Frequency and polarization emission properties of a photon-pair source based on a photonic crystal fiber

TL;DR

This paper demonstrates a photon-pair source using photonic crystal fiber that exploits frequency and polarization correlations, with experimental validation and control of the photon properties through pump parameters.

Contribution

It introduces a novel photon-pair source based on SFWM in photonic crystal fiber, with detailed analysis of polarization and frequency correlations and a fiber characterization method.

Findings

Experimental confirmation of six SFWM processes

Control of photon-pair properties via pump frequency and polarization

Successful fiber parameter prediction using genetic algorithms

Abstract

In this work we experimentally demonstrate a photon-pair source with correlations in the frequency and polarization degrees of freedom. We base our source on the spontaneous four-wave mixing (SFWM) process in a photonic crystal fiber. We show theoretically that the two-photon state is the coherent superposition of up to six distinct SFWM processes, each corresponding to a distinct combination of polarizations for the four waves involved and giving rise to an energy-conserving pair of peaks.
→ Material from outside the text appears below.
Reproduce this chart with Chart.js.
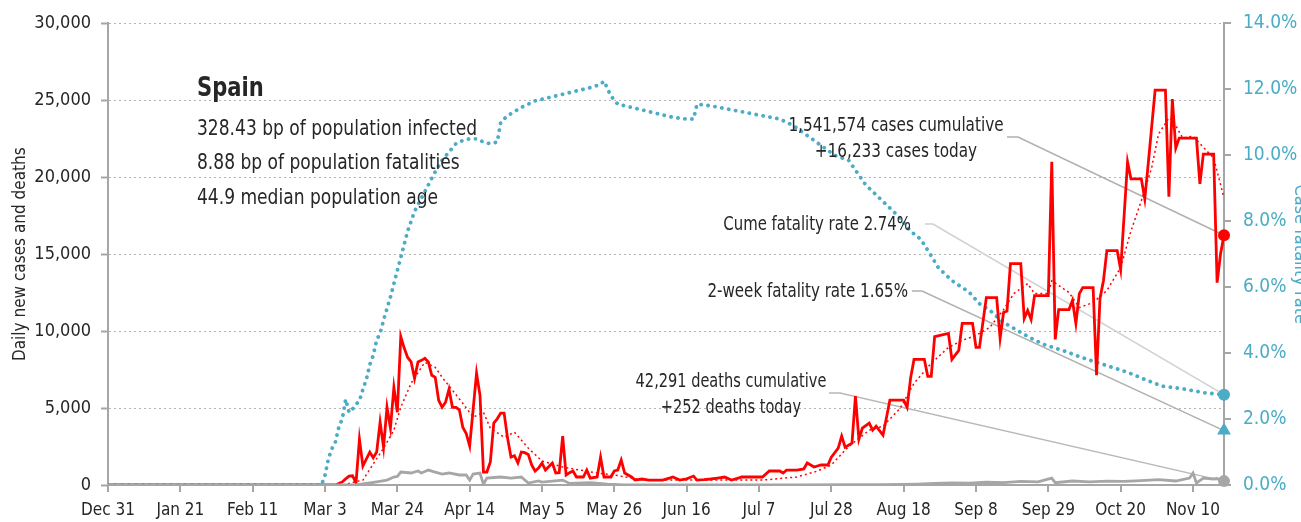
<!DOCTYPE html>
<html>
<head>
<meta charset="utf-8">
<script src="https://cdn.jsdelivr.net/npm/chart.js@4.4.1/dist/chart.umd.min.js"></script>
<style>
html, body { margin: 0; padding: 0; background: #fff; }
#wrap { width: 1301px; height: 522px; position: relative; }
</style>
</head>
<body>
<div id="wrap"><canvas id="chart"></canvas></div>
<script>
// days counted from Dec 31 (day 0)
const tickDays = [0, 21, 42, 63, 84, 105, 126, 147, 168, 189, 210, 231, 252, 273, 294, 315];
const tickLabels = ["Dec 31", "Jan 21", "Feb 11", "Mar 3", "Mar 24", "Apr 14", "May 5", "May 26",
    "Jun 16", "Jul 7", "Jul 28", "Aug 18", "Sep 8", "Sep 29", "Oct 20", "Nov 10"];
const lastDay = 324;

// [day, daily new cases]
const dailyCases = [[0,0],[66,0],[67,100],[68,200],[69,400],[70,580],[71,600],[72,130],[73,2980],[74,1230],[76,2140],[77,1770],[78,2140],[79,4080],[80,2460],[81,5050],[82,3700],[83,6350],[84,4730],[85,9650],[86,8900],[87,8290],[88,8000],[89,6930],[90,8000],[91,8100],[92,8230],[93,8000],[94,7130],[95,7000],[96,5510],[97,5050],[98,5380],[99,6220],[100,5050],[101,5050],[102,4890],[103,3760],[104,3350],[105,2530],[106,4900],[107,7260],[108,5830],[109,840],[110,840],[111,1490],[112,4020],[113,4300],[114,4670],[115,4670],[116,3050],[117,1810],[118,1900],[119,1430],[120,2140],[121,2100],[122,1990],[123,1300],[124,910],[125,1100],[126,1430],[127,970],[128,1200],[129,1430],[130,780],[131,800],[132,3180],[133,650],[134,800],[135,910],[136,520],[138,520],[139,970],[140,450],[142,520],[143,1810],[144,520],[146,520],[147,910],[148,970],[149,1620],[150,780],[152,520],[153,320],[155,390],[157,320],[159,320],[161,320],[163,450],[164,520],[166,320],[168,400],[170,580],[171,320],[173,350],[175,390],[177,450],[179,520],[181,320],[183,450],[184,520],[190,520],[192,910],[195,910],[196,780],[197,970],[200,970],[202,1040],[203,1430],[205,1170],[207,1300],[209,1300],[210,1810],[212,2400],[213,3180],[214,2460],[216,2720],[217,5770],[218,2980],[219,3690],[221,4020],[222,3570],[223,3820],[225,3240],[227,5510],[231,5510],[232,5050],[233,6930],[234,8160],[237,8160],[238,7060],[239,7060],[240,9650],[244,9850],[245,8160],[247,8750],[248,10500],[251,10500],[252,8940],[253,8940],[255,12180],[258,12180],[259,9530],[260,11210],[261,11300],[262,14390],[265,14390],[266,10820],[267,11340],[268,10760],[269,12310],[273,12310],[274,21000],[275,9460],[276,11400],[279,11400],[280,11990],[281,10500],[282,12440],[283,12830],[286,12830],[287,7130],[288,12120],[289,13280],[290,15230],[293,15230],[294,14000],[296,21000],[297,19890],[300,19890],[301,18600],[302,20870],[304,25660],[307,25660],[308,18730],[309,25080],[310,21900],[311,22550],[316,22550],[317,19570],[318,21510],[321,21510],[322,13150],[323,15030],[324,16233]];

// [day, 7-day average of new cases]
const avgCases = [[0,0],[68,0],[74,320],[80,2400],[83,3560],[85,5050],[88,6610],[91,7650],[92,7970],[95,7650],[97,7000],[100,6160],[103,5310],[106,4410],[109,4720],[111,3690],[115,3110],[118,3430],[122,2400],[126,1560],[132,1170],[137,970],[142,780],[147,650],[152,450],[156,320],[190,320],[200,520],[206,910],[210,1300],[215,2500],[221,3560],[225,3820],[230,4990],[234,6610],[239,7910],[244,8940],[248,9400],[252,9720],[256,10240],[260,11400],[263,12440],[267,13090],[269,12440],[273,12440],[274,13280],[279,12510],[282,11530],[286,11860],[290,12640],[294,14130],[297,16520],[300,18470],[303,20610],[305,22810],[308,23850],[309,23750],[312,22550],[315,22680],[319,21710],[321,21250],[324,18660]];

// [day, daily deaths]
const dailyDeaths = [[0,0],[72,0],[76,130],[78,200],[81,320],[83,520],[84,560],[85,840],[88,780],[90,910],[91,780],[93,970],[94,900],[95,840],[97,710],[99,780],[102,650],[104,650],[105,320],[106,710],[108,780],[109,50],[110,450],[114,520],[117,450],[120,520],[122,130],[125,260],[126,190],[132,320],[134,100],[140,150],[145,50],[150,0],[200,0],[215,30],[225,20],[235,60],[240,100],[245,140],[250,120],[255,180],[260,150],[265,240],[270,200],[274,450],[275,150],[280,260],[285,200],[290,250],[295,230],[300,280],[305,350],[310,260],[314,450],[315,780],[316,130],[318,450],[321,390],[322,420],[324,252]];

// [day, case fatality rate %]
const fatalityRate = [[0,0],[62,0],[63,0.3],[64,0.8],[65,1.1],[66,1.3],[67,1.75],[68,2.0],[69,2.6],[70,2.2],[71,2.3],[72,2.45],[73,2.55],[74,2.9],[75,3.2],[76,3.65],[77,3.93],[78,4.4],[79,4.6],[80,5.0],[81,5.35],[82,5.7],[83,6.1],[85,6.9],[87,7.7],[89,8.3],[91,8.7],[93,9.1],[95,9.5],[97,9.85],[99,10.1],[101,10.35],[103,10.45],[105,10.5],[107,10.5],[109,10.4],[111,10.35],[113,10.4],[114,11.0],[116,11.2],[120,11.45],[124,11.65],[128,11.75],[132,11.85],[136,11.95],[140,12.05],[143,12.15],[144,12.25],[146,11.8],[148,11.55],[152,11.45],[156,11.35],[160,11.25],[164,11.15],[168,11.1],[170,11.1],[171,11.55],[175,11.5],[180,11.4],[185,11.3],[190,11.2],[195,11.1],[199,10.9],[203,10.6],[207,10.3],[211,10.0],[215,9.85],[218,9.4],[220,9.1],[224,8.7],[229,8.2],[233,7.7],[236,7.45],[239,6.95],[241,6.6],[245,6.2],[250,5.85],[253,5.5],[256,5.3],[260,4.93],[264,4.69],[268,4.45],[272,4.25],[278,4.05],[284,3.82],[290,3.62],[296,3.42],[301,3.2],[306,3.0],[312,2.92],[318,2.8],[324,2.74]];

// figures quoted on the chart
const casesCumulative = 1541574;
const casesToday = 16233;
const deathsCumulative = 42291;
const deathsToday = 252;
const cumeFatalityRate = 2.74;
const twoWeekFatalityRate = 1.65;
const infectedBp = 328.43;
const fatalitiesBp = 8.88;
const medianAge = 44.9;

const FONT = '"DejaVu Sans Condensed", "DejaVu Sans", sans-serif';
const TEAL = "#4bacc6";
const GREY = "#a6a6a6";
const TEXT = "#262626";

const toPoints = (pairs) => pairs.map(([x, y]) => ({ x: x, y: y }));
const fmt = (n) => n.toLocaleString("en-US");

// squeezed text, the original uses a narrow typeface
function narrowText(ctx, text, x, y, align, font, squeeze) {
    ctx.save();
    ctx.translate(x, y);
    ctx.scale(squeeze, 1);
    ctx.font = font;
    ctx.textAlign = align;
    ctx.fillText(text, 0, 0);
    ctx.restore();
}

// texts and leader lines
const annotations = {
    id: "annotations",
    beforeDatasetsDraw(chart) {
        const { ctx, scales } = chart;
        const ex = scales.x.getPixelForValue(lastDay);
        const leader = (x0, x1, y0, yEnd, color) => {
            ctx.beginPath();
            ctx.moveTo(x0, y0);
            ctx.lineTo(x1, y0);
            ctx.lineTo(ex, yEnd);
            ctx.strokeStyle = color;
            ctx.lineWidth = 1.5;
            ctx.stroke();
        };
        ctx.save();
        leader(1007, 1018, 137, scales.y.getPixelForValue(casesToday), "#b0b0b0");
        leader(925, 933, 224, scales.y2.getPixelForValue(cumeFatalityRate), "#d0d0d0");
        leader(912, 922, 291, scales.y2.getPixelForValue(twoWeekFatalityRate), "#b0b0b0");
        leader(829, 840, 393, scales.y.getPixelForValue(deathsToday), "#b8b8b8");
        ctx.restore();
    },
    afterDatasetsDraw(chart) {
        const { ctx } = chart;
        const big = "22px " + FONT;
        const small = "19.5px " + FONT;
        ctx.save();
        ctx.fillStyle = TEXT;
        ctx.textBaseline = "middle";

        narrowText(ctx, "Spain", 197, 89, "left", "bold 26px " + FONT, 0.9);
        narrowText(ctx, infectedBp + " bp of population infected", 197, 129, "left", big, 0.863);
        narrowText(ctx, fatalitiesBp + " bp of population fatalities", 197, 163, "left", big, 0.863);
        narrowText(ctx, medianAge + " median population age", 197, 198, "left", big, 0.863);

        narrowText(ctx, fmt(casesCumulative) + " cases cumulative", 896, 126, "center", small, 0.87);
        narrowText(ctx, "+" + fmt(casesToday) + " cases today", 896, 152, "center", small, 0.87);
        narrowText(ctx, fmt(deathsCumulative) + " deaths cumulative", 731, 382, "center", small, 0.83);
        narrowText(ctx, "+" + fmt(deathsToday) + " deaths today", 731, 408, "center", small, 0.83);

        narrowText(ctx, "Cume fatality rate " + cumeFatalityRate.toFixed(2) + "%", 911, 225, "right", small, 0.85);
        narrowText(ctx, "2-week fatality rate " + twoWeekFatalityRate.toFixed(2) + "%", 908, 292, "right", small, 0.86);
        ctx.restore();
    },
};

new Chart(document.getElementById("chart"), {
    type: "line",
    data: {
        datasets: [
            { // end markers
                data: [{ x: lastDay, y: deathsToday }],
                yAxisID: "y", pointRadius: 6, pointBackgroundColor: GREY, pointBorderWidth: 0, showLine: false, clip: false,
            },
            {
                data: [{ x: lastDay, y: casesToday }],
                yAxisID: "y", pointRadius: 6, pointBackgroundColor: "#ff0000", pointBorderWidth: 0, showLine: false, clip: false,
            },
            {
                data: [{ x: lastDay, y: cumeFatalityRate }],
                yAxisID: "y2", pointRadius: 6, pointBackgroundColor: TEAL, pointBorderWidth: 0, showLine: false, clip: false,
            },
            {
                data: [{ x: lastDay, y: twoWeekFatalityRate }],
                yAxisID: "y2", pointStyle: "triangle", pointRadius: 8, pointBackgroundColor: TEAL, pointBorderWidth: 0, showLine: false, clip: false,
            },
            {
                label: "Daily deaths",
                data: toPoints(dailyDeaths),
                yAxisID: "y", borderColor: GREY, borderWidth: 2.8, pointRadius: 0,
            },
            {
                label: "Daily new cases",
                data: toPoints(dailyCases),
                yAxisID: "y", borderColor: "#ff0000", borderWidth: 2.8, pointRadius: 0,
            },
            {
                label: "7-day average",
                data: toPoints(avgCases),
                yAxisID: "y", borderColor: "#ff0000", borderWidth: 1.5, borderDash: [2, 3], pointRadius: 0,
            },
            {
                label: "Case fatality rate",
                data: toPoints(fatalityRate),
                yAxisID: "y2", borderColor: TEAL, borderWidth: 3.8, borderDash: [0.1, 6.9], borderCapStyle: "round", pointRadius: 0,
            },
        ],
    },
    options: {
        responsive: true,
        maintainAspectRatio: false,
        animation: false,
        layout: { padding: { top: 22 } },
        plugins: { legend: { display: false }, tooltip: { enabled: false } },
        scales: {
            x: {
                type: "linear",
                min: 0,
                max: lastDay,
                afterBuildTicks: (scale) => {
                    scale.ticks = tickDays.map((d) => ({ value: d }));
                },
                afterFit: (scale) => { scale.height = 37; },
                ticks: {
                    autoSkip: false,
                    maxRotation: 0,
                    padding: 8,
                    color: TEXT,
                    font: { family: FONT, size: 17 },
                    callback: (value) => tickLabels[tickDays.indexOf(value)],
                },
                grid: { drawOnChartArea: false, tickLength: 7, color: GREY, lineWidth: 2 },
                border: { color: GREY, width: 2 },
            },
            y: {
                position: "left",
                min: 0,
                max: 30000,
                afterFit: (scale) => { scale.width = 108; },
                ticks: {
                    stepSize: 5000,
                    padding: 10,
                    color: TEXT,
                    font: { family: FONT, size: 18 },
                    callback: (value) => fmt(value),
                },
                grid: { color: "#b4b4b4", lineWidth: 1, tickLength: 7, tickColor: GREY, tickWidth: 2 },
                border: { color: GREY, width: 2, dash: [2, 3] },
                title: {
                    display: true,
                    text: "Daily new cases and deaths",
                    color: TEXT,
                    font: { family: FONT, size: 17 },
                    padding: { top: 10, bottom: 0 },
                },
            },
            y2: {
                position: "right",
                min: 0,
                max: 14,
                afterFit: (scale) => { scale.width = 77; },
                ticks: {
                    stepSize: 2,
                    padding: 12,
                    color: TEAL,
                    font: { family: FONT, size: 19 },
                    callback: (value) => value.toFixed(1) + "%",
                },
                grid: { drawOnChartArea: false, tickLength: 7, color: GREY, lineWidth: 2 },
                border: { color: GREY, width: 2 },
                title: {
                    display: true,
                    text: "Case fatality rate",
                    color: TEAL,
                    font: { family: FONT, size: 18 },
                    padding: { top: -9, bottom: 0 },
                },
            },
        },
    },
    plugins: [annotations],
});
</script>
</body>
</html>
Our experimental measurements, both in terms of single and coincidence counts, confirm the presence of these pairs of peaks, while we also present related numerical simulations with excellent experiment-theory agreement. We explicitly show how the pump frequency and polarization may be used to effectively control the signal-idler photon-pair properties, defining which of the six processes can participate in the overall two-photon state and at which optical frequencies. We analyze the signal-idler correlations in frequency and polarization, and in terms of fiber characterization, we input the SFWM-peak experimental data into a genetic algorithm which successfully predicts the values of the parameters that characterize the fiber cross section, as well as predict the particular SFWM process associated with a given pair of peaks. We believe our work will help advance the exploitation of photon-pair correlations in the frequency and polarization degrees of freedom.